▶ **Task description**
Copy down every line where the string "React" shows up.
-- START Information supplied --
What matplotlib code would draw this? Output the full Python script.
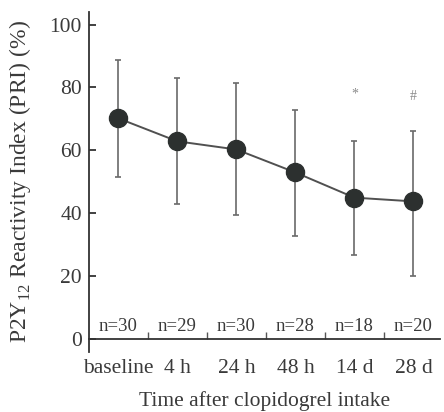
-- END Information supplied --
-- START Information supplied --
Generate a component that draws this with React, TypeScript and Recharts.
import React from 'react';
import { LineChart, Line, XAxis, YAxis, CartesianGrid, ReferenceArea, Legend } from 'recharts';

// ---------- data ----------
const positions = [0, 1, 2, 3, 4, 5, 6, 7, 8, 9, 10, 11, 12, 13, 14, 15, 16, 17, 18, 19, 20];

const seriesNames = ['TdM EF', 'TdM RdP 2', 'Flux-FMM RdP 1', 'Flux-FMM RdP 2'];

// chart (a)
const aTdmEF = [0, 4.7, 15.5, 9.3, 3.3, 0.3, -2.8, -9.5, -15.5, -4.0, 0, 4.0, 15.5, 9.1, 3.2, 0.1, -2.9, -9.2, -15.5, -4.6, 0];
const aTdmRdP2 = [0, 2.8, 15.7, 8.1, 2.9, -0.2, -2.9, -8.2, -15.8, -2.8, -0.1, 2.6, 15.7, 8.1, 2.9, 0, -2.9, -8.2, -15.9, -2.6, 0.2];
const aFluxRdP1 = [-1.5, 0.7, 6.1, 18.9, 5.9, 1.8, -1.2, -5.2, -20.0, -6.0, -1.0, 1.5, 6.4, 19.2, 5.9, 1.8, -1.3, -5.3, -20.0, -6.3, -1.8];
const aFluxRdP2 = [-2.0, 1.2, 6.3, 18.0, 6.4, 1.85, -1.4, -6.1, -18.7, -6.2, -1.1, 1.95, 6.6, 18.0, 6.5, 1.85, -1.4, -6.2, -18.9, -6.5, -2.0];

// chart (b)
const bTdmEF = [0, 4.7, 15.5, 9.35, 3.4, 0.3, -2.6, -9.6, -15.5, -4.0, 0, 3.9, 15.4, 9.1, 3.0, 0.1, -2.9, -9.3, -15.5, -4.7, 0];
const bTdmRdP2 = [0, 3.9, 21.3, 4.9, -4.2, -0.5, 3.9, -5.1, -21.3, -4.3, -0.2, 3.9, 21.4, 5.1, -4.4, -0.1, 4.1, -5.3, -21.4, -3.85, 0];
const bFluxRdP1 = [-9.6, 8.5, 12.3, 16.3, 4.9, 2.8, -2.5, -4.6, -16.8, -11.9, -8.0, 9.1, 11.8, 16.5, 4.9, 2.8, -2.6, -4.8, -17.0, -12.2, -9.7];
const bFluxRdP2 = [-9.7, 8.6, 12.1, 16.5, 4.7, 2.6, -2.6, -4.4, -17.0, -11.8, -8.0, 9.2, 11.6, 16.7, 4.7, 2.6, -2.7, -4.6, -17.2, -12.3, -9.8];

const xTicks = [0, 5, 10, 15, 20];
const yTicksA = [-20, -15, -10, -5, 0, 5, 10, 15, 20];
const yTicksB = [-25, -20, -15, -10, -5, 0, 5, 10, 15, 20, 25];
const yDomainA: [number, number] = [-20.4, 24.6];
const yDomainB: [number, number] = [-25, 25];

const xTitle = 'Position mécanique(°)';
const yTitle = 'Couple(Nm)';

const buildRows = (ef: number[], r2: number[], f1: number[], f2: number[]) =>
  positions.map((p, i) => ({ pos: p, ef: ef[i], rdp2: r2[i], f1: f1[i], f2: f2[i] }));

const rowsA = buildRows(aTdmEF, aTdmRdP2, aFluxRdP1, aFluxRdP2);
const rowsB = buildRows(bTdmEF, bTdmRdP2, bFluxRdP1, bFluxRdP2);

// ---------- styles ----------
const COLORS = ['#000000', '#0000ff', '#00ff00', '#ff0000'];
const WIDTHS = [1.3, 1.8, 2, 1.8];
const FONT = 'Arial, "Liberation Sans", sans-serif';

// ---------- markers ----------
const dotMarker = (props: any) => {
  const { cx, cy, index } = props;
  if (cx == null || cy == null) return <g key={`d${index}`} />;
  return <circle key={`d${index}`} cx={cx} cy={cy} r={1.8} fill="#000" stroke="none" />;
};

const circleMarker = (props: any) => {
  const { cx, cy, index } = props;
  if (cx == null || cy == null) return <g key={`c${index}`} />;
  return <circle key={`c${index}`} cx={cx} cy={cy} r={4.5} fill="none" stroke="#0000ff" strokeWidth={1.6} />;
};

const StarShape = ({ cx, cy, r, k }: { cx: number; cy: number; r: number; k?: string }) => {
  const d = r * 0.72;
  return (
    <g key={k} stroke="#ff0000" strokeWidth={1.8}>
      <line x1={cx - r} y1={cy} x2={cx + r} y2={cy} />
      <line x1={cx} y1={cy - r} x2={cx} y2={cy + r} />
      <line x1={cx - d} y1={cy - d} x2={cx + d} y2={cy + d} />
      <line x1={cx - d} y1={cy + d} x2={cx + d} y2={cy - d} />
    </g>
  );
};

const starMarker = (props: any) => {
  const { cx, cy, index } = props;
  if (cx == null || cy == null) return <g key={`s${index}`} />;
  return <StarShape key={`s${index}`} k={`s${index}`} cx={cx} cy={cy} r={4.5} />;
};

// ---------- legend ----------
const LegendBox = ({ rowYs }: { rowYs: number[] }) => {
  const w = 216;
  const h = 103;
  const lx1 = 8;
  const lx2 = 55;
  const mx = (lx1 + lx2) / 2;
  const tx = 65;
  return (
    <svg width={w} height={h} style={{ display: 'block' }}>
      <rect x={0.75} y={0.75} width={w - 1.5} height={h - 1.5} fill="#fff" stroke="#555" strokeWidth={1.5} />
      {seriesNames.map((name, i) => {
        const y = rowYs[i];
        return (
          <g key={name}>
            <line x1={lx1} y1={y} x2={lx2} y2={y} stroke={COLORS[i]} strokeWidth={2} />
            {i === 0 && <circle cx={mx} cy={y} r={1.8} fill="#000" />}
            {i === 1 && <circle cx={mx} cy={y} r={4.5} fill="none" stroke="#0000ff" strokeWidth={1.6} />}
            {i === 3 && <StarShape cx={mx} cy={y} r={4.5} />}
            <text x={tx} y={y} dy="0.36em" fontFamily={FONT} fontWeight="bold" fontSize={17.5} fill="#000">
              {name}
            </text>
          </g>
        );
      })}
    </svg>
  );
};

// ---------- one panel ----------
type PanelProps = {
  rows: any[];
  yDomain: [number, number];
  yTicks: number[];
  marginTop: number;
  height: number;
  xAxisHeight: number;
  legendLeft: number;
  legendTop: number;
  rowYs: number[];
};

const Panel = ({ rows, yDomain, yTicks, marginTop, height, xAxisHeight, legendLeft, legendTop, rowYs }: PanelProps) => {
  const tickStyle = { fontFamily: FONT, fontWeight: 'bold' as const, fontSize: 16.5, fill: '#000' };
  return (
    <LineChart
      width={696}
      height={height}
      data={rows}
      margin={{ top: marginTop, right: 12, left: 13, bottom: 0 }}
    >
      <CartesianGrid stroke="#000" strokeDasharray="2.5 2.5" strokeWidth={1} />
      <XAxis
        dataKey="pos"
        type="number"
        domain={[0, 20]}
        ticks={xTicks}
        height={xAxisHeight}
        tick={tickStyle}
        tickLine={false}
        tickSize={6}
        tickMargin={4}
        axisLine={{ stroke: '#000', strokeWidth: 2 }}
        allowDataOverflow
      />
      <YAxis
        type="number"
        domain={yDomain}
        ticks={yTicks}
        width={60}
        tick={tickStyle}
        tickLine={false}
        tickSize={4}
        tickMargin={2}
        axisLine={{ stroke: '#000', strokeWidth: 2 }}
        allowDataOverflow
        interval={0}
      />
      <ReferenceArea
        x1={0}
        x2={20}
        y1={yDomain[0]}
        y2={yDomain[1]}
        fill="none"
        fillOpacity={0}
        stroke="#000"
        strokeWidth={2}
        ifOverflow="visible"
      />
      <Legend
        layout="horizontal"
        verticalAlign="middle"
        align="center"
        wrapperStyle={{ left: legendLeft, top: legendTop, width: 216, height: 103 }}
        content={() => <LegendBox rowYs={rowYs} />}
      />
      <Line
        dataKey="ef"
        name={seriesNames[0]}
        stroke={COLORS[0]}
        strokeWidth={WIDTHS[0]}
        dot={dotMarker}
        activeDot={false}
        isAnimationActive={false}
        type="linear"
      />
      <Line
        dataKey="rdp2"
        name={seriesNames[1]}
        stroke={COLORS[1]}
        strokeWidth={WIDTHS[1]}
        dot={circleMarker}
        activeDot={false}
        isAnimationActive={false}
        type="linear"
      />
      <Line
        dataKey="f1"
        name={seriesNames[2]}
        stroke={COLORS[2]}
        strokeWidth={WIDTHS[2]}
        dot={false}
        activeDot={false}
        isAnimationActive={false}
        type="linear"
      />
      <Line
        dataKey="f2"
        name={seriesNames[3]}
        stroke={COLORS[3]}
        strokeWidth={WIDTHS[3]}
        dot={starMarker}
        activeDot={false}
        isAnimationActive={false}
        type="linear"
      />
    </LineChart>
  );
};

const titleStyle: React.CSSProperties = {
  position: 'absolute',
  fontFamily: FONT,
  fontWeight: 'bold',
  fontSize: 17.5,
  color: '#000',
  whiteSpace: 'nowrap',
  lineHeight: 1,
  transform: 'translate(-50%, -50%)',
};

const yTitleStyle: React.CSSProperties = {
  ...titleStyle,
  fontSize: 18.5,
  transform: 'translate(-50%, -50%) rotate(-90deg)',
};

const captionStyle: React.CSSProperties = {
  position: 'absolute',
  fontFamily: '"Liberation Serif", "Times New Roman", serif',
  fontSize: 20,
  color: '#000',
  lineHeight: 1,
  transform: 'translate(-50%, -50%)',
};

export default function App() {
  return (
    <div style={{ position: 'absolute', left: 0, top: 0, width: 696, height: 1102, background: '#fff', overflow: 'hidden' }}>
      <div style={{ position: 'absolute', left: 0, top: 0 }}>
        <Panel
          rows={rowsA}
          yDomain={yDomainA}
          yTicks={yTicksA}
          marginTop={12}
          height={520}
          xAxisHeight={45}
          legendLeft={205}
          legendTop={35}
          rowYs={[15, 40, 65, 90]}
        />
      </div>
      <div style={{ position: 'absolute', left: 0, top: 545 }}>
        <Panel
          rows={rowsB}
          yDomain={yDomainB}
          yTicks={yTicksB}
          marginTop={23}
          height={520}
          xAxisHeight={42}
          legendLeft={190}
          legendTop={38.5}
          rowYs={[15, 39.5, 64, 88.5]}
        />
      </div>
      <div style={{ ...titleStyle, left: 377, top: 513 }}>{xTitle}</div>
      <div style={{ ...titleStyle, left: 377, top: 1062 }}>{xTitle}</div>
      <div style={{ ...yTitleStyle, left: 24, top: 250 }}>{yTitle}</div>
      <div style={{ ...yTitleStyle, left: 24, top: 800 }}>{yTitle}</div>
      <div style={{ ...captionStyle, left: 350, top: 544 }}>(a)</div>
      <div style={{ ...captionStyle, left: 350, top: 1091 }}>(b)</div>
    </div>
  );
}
-- END Information supplied --
▶ **Answer for this exercise**
Generate a component that draws this with React, TypeScript and Recharts.
import React from 'react';
const titleStyle: React.CSSProperties = {
const yTitleStyle: React.CSSProperties = {
const captionStyle: React.CSSProperties = {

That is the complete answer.